Мат послали по-русски

Спецкор “МК” побывала в уникальном хозяйстве, где официально запрещено материться

Спецкор “МК” побывала в уникальном хозяйстве, где официально запрещено материться
Графика Ивана Скрипалева.

И почему мы решили, что отучить русского человека ругаться матом — все равно что корову молоко давать? Вот в сельхозкооперативе “Вышгородский” эти два понятия взаимосвязаны. Год назад председатель хозяйства, что в Рязанской области, поставил перед собой поистине утопичную задачу: в родном колхозе он решил ввести табу на мат. Теперь за каждое сорвавшееся с языка крепкое словцо кошелек работника худеет на 50 рублей. За время существования запрета “нецензурная” касса пополнилась пятью тысячами целковых. А бюджет колхоза — и того больше. Ведь, как уверяет инициатор реформ, после запрета “трехэтажного” надои в колхозе резко поползли вверх. А что, доброе слово и коровам приятно! Кому на Руси без мата жить хорошо? В самый интеллигентный колхоз России отправился корреспондент “МК”.

В автобусе Москва—Рязань двое изрядно подвыпивших мужиков склонились над кроссвордом.  


“Парусная рыбацкая лодка, предназначенная для ловли рыбы неводом. Пять букв. На “б” начинается, четвертая “д”, — зачитывает вопрос один из друзей.  

“Я тока одно подходящее слово знаю”, — выдает напарник, огласив салон известным всем нецензурным словом.  

“Комический персонаж старинного народного итальянского театра: четыре буквы, первая “п”, последняя “ц”, — не унимается первый.  

“Какой-какой персонаж? Это не кроссворд, а полный… Кстати, вот и ответ. Пиши!”  

Первой не выдерживает женщина, стоящая напротив: “Хватит ругаться. От ваших матюгов уже уши в трубочку сворачиваются”.  

— А мы, мать, матом не ругаемся. Мы на нем разговариваем! — заезженной шутке мужичок ухмыльнулся во весь свой “наждачный” подбородок. — Ты сегодня запрети нашему брату выражаться, так завтра он обет молчания даст.  

С этими словами спорщик выудил из-под полы засаленной дубленки “мерзавчик”. “Ну, вздрогнем! За свободу слова…”  

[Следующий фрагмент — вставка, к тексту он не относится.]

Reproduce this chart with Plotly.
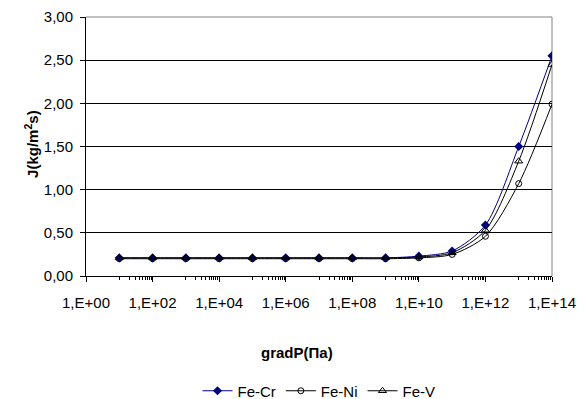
import plotly.graph_objects as go

x_exp = list(range(1, 15))
x_vals = [10.0 ** e for e in x_exp]
fe_cr = [0.21, 0.21, 0.21, 0.21, 0.21, 0.21, 0.21, 0.21, 0.21, 0.23, 0.29, 0.59, 1.50, 2.55]
fe_ni = [0.20, 0.20, 0.20, 0.20, 0.20, 0.20, 0.20, 0.20, 0.20, 0.21, 0.25, 0.46, 1.07, 1.99]
fe_v = [0.21, 0.21, 0.21, 0.21, 0.21, 0.21, 0.21, 0.21, 0.21, 0.22, 0.27, 0.53, 1.33, 2.45]

tick_exps = list(range(0, 15, 2))
tick_vals = [10.0 ** e for e in tick_exps]
tick_text = ["1,E+%02d" % e for e in tick_exps]
minor_vals = [10.0 ** e * m * 10 for e in range(0, 14, 2) for m in range(1, 10)]
y_ticks = [0, 0.5, 1.0, 1.5, 2.0, 2.5, 3.0]

FS = 15
font = dict(family="Liberation Sans, Arial, sans-serif", size=FS, color="black")

fig = go.Figure()
fig.add_trace(go.Scatter(x=x_vals, y=fe_cr, name="Fe-Cr", mode="lines+markers",
                         line=dict(color="#000080", width=1, shape="spline", smoothing=0.8),
                         marker=dict(symbol="diamond", size=7, color="#000080")))
fig.add_trace(go.Scatter(x=x_vals, y=fe_ni, name="Fe-Ni", mode="lines+markers",
                         line=dict(color="black", width=1, shape="spline", smoothing=0.8),
                         marker=dict(symbol="circle-open", size=6, color="black", line=dict(width=1))))
fig.add_trace(go.Scatter(x=x_vals, y=fe_v, name="Fe-V", mode="lines+markers",
                         line=dict(color="black", width=1, shape="spline", smoothing=0.8),
                         marker=dict(symbol="triangle-up-open", size=7, color="black", line=dict(width=1))))

fig.add_shape(type="line", xref="paper", yref="paper", x0=0, y0=1, x1=1, y1=1,
              line=dict(color="#808080", width=1), layer="between")
fig.add_shape(type="line", xref="paper", yref="paper", x0=1, y0=0, x1=1, y1=1,
              line=dict(color="#808080", width=1), layer="between")

# axis titles as annotations so margins stay fixed
fig.add_annotation(text="<b>gradP(Па)</b>", xref="paper", yref="paper", x=(297 - 86) / 466,
                   y=-(352 - 276) / 259,
                   xanchor="center", yanchor="middle", showarrow=False, font=dict(size=FS))
fig.add_annotation(text="<b>J(kg/m<sup>2</sup>s)</b>", xref="paper", yref="paper",
                   x=-(86 - 32) / 466, y=0.51, xanchor="center", yanchor="middle",
                   textangle=-90, showarrow=False, font=dict(size=FS))

fig.update_layout(
    width=585, height=399,
    margin=dict(l=86, r=33, t=17, b=123),
    paper_bgcolor="white", plot_bgcolor="white",
    font=font,
    separators=",.",
    showlegend=True,
    legend=dict(orientation="h", x=319 / 585, xanchor="center", xref="container",
                y=(399 - 391) / 399, yanchor="middle", yref="container",
                font=dict(size=FS), itemwidth=30, tracegroupgap=0),
    xaxis=dict(type="log", range=[0, 14], tickmode="array", tickvals=tick_vals, ticktext=tick_text,
               showgrid=False, showline=True, linecolor="black", linewidth=1,
               ticks="outside", ticklen=5, tickcolor="black", ticklabelstandoff=8,
               minor=dict(ticks="outside", ticklen=3, tickcolor="black", tickmode="array",
                          tickvals=minor_vals, showgrid=False),
               automargin=False, zeroline=False),
    yaxis=dict(range=[0, 3], tickvals=y_ticks, tickformat=".2f",
               showgrid=True, gridcolor="black", gridwidth=1,
               showline=True, linecolor="black", linewidth=1,
               ticks="outside", ticklen=5, tickcolor="black", ticklabelstandoff=4,
               automargin=False, zeroline=False),
)

fig.write_html("out.html")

Как ни старайся, а поспорить с мужиками трудно. Ну не может наш брат обходиться без смачных выражений. Вот и антиматерную кампанию в колхозе “Вышгородский”, куда на том автобусе направлялся корреспондент “МК”, в округе, кроме как утопией, поначалу и не называли. На святое же покусился председатель — взял и ввел табу на мат. Вот только когда за это “святое” пришлось платить по счетам, рабочие поняли: бранным словом сыт не будешь.
 
Мат платежом красен

— Воробьев — 200 рублей, Косоногов — 200, 50, 100… Да уж, чуть ли не на тысячу проштрафился наш Славка! — председателя колхоза Николая Митрохина мы застаем в кабинете за изучением списка матерщинников.  

— Смотрю, есть ли должники! — с порога поясняет председатель. — Но вроде рассчитались все.  

— Вас-то в списке, наверное, нет? — интересуюсь у председателя.  

— Как нет, я в него одним из первых попал. С меня-то все и началось. В прошлом году я проводил совещание с мужиками по поводу закупки кое-какого оборудования. Вызвал жену с отчетом — она у меня тогда только начала по бухгалтерской линии работать. Взглянул на бумаги, а там что-то не сходится. Вот и выругался. Да так крепко, что аж самому стыдно стало. Как же я так оскотинился, что матом направо-налево крою? Да еще и накануне Великого поста. Нужно срочно поднимать культуру. А как?  

На следующий день Митрохин собрал руководителей всех подразделений на внеочередную планерку. Эх, знать бы тогда мужикам, какая реформа повисла над родным колхозом, ноги бы их не было на том референдуме.  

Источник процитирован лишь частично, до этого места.